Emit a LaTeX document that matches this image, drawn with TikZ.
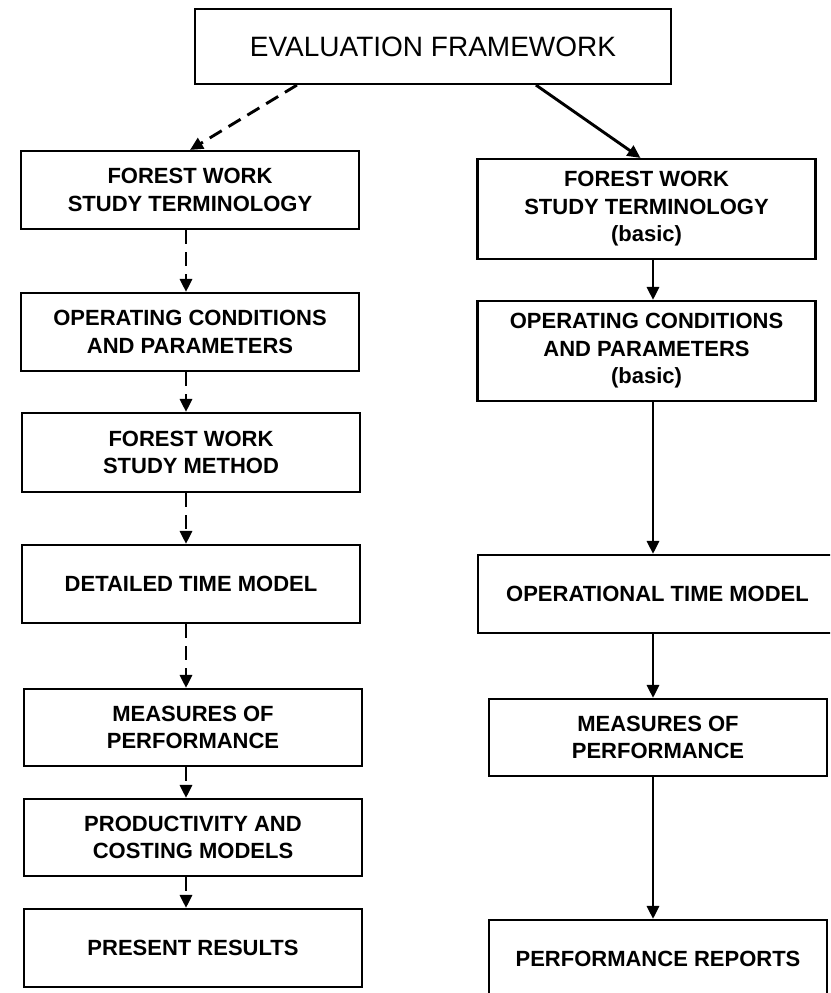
\documentclass[tikz,border=0pt]{standalone}
\usepackage{fontspec}
\setmainfont{Liberation Sans}
\usetikzlibrary{arrows.meta,positioning,calc}

\begin{document}
\begin{tikzpicture}[
  x=1pt,y=-1pt,
  box/.style={draw,line width=2.1pt,minimum width=338pt,minimum height=78pt,
              align=center,inner sep=0pt,font=\bfseries\fontsize{22}{27.5}\selectfont},
  title/.style={box,minimum width=476pt,minimum height=75pt,
              font=\fontsize{28}{34}\selectfont},
  edge/.style={-{Triangle[length=13pt,width=12pt]},line width=2.9pt},
  plan/.style={edge,dash pattern=on 14pt off 8pt}
]
  \useasboundingbox (0,0) rectangle (830,993);
  \clip (0,0) rectangle (830,993);

  \node[title] (eval) at (433,46.5) {EVALUATION FRAMEWORK};

  % detailed study route
  \node[box] (term) at (190,190) {FOREST WORK\\STUDY TERMINOLOGY};
  \node[box] (cond) at (190,332) {OPERATING CONDITIONS\\AND PARAMETERS};
  \node[box,minimum height=79pt] (meth) at (191,452.5) {FOREST WORK\\STUDY METHOD};
  \node[box] (dtm) at (191,584) {DETAILED TIME MODEL};
  \node[box,minimum height=77pt] (perf) at (193,727.5) {MEASURES OF\\PERFORMANCE};
  \node[box,minimum height=77pt] (cost) at (193,837.5) {PRODUCTIVITY AND\\COSTING MODELS};
  \node[box] (res) at (193,948) {PRESENT RESULTS};

  % basic route
  \node[box,minimum height=100pt] (bterm) at (646.5,209)
    {FOREST WORK\\STUDY TERMINOLOGY\\(basic)};
  \node[box,minimum height=100pt] (bcond) at (646.5,351)
    {OPERATING CONDITIONS\\AND PARAMETERS\\(basic)};
  \node[box,minimum width=359pt] (otm) at (657.5,594) {OPERATIONAL TIME MODEL};
  \node[box,minimum height=77pt] (bperf) at (658,737.5) {MEASURES OF\\PERFORMANCE};
  \node[box] (rep) at (658,959) {PERFORMANCE REPORTS};

  \coordinate (lx) at (186,0);
  \coordinate (rx) at (653,0);

  \draw[plan] ($(eval.south west)+(103,0)$) -- (term.north);
  \draw[edge] ($(eval.south west)+(342,0)$) -- ($(bterm.north)+(-6,0)$);

  \draw[plan] (term.south -| lx) -- (cond.north -| lx);
  \draw[plan] (cond.south -| lx) -- (meth.north -| lx);
  \draw[plan] (meth.south -| lx) -- (dtm.north -| lx);
  \draw[plan] (dtm.south -| lx) -- (perf.north -| lx);
  \draw[plan] (perf.south -| lx) -- (cost.north -| lx);
  \draw[plan] (cost.south -| lx) -- (res.north -| lx);

  \draw[edge] (bterm.south -| rx) -- (bcond.north -| rx);
  \draw[edge] (bcond.south -| rx) -- (otm.north -| rx);
  \draw[edge] (otm.south -| rx) -- (bperf.north -| rx);
  \draw[edge] (bperf.south -| rx) -- (rep.north -| rx);
\end{tikzpicture}
\end{document}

_Prompt_
In your copy of the listing above, reproduce each line exactly and omit all pictures.

_Response_
Emit a LaTeX document that matches this image, drawn with TikZ.
\documentclass[tikz,border=0pt]{standalone}
\usepackage{fontspec}
\setmainfont{Liberation Sans}
\usetikzlibrary{arrows.meta,positioning,calc}

\begin{document}
\begin{tikzpicture}[
  x=1pt,y=-1pt,
  box/.style={draw,line width=2.1pt,minimum width=338pt,minimum height=78pt,
              align=center,inner sep=0pt,font=\bfseries\fontsize{22}{27.5}\selectfont},
  title/.style={box,minimum width=476pt,minimum height=75pt,
              font=\fontsize{28}{34}\selectfont},
  edge/.style={-{Triangle[length=13pt,width=12pt]},line width=2.9pt},
  plan/.style={edge,dash pattern=on 14pt off 8pt}
]
  \useasboundingbox (0,0) rectangle (830,993);
  \clip (0,0) rectangle (830,993);

  \node[title] (eval) at (433,46.5) {EVALUATION FRAMEWORK};

  % detailed study route
  \node[box] (term) at (190,190) {FOREST WORK\\STUDY TERMINOLOGY};
  \node[box] (cond) at (190,332) {OPERATING CONDITIONS\\AND PARAMETERS};
  \node[box,minimum height=79pt] (meth) at (191,452.5) {FOREST WORK\\STUDY METHOD};
  \node[box] (dtm) at (191,584) {DETAILED TIME MODEL};
  \node[box,minimum height=77pt] (perf) at (193,727.5) {MEASURES OF\\PERFORMANCE};
  \node[box,minimum height=77pt] (cost) at (193,837.5) {PRODUCTIVITY AND\\COSTING MODELS};
  \node[box] (res) at (193,948) {PRESENT RESULTS};

  % basic route
  \node[box,minimum height=100pt] (bterm) at (646.5,209)
    {FOREST WORK\\STUDY TERMINOLOGY\\(basic)};
  \node[box,minimum height=100pt] (bcond) at (646.5,351)
    {OPERATING CONDITIONS\\AND PARAMETERS\\(basic)};
  \node[box,minimum width=359pt] (otm) at (657.5,594) {OPERATIONAL TIME MODEL};
  \node[box,minimum height=77pt] (bperf) at (658,737.5) {MEASURES OF\\PERFORMANCE};
  \node[box] (rep) at (658,959) {PERFORMANCE REPORTS};

  \coordinate (lx) at (186,0);
  \coordinate (rx) at (653,0);

  \draw[plan] ($(eval.south west)+(103,0)$) -- (term.north);
  \draw[edge] ($(eval.south west)+(342,0)$) -- ($(bterm.north)+(-6,0)$);

  \draw[plan] (term.south -| lx) -- (cond.north -| lx);
  \draw[plan] (cond.south -| lx) -- (meth.north -| lx);
  \draw[plan] (meth.south -| lx) -- (dtm.north -| lx);
  \draw[plan] (dtm.south -| lx) -- (perf.north -| lx);
  \draw[plan] (perf.south -| lx) -- (cost.north -| lx);
  \draw[plan] (cost.south -| lx) -- (res.north -| lx);

  \draw[edge] (bterm.south -| rx) -- (bcond.north -| rx);
  \draw[edge] (bcond.south -| rx) -- (otm.north -| rx);
  \draw[edge] (otm.south -| rx) -- (bperf.north -| rx);
  \draw[edge] (bperf.south -| rx) -- (rep.north -| rx);
\end{tikzpicture}
\end{document}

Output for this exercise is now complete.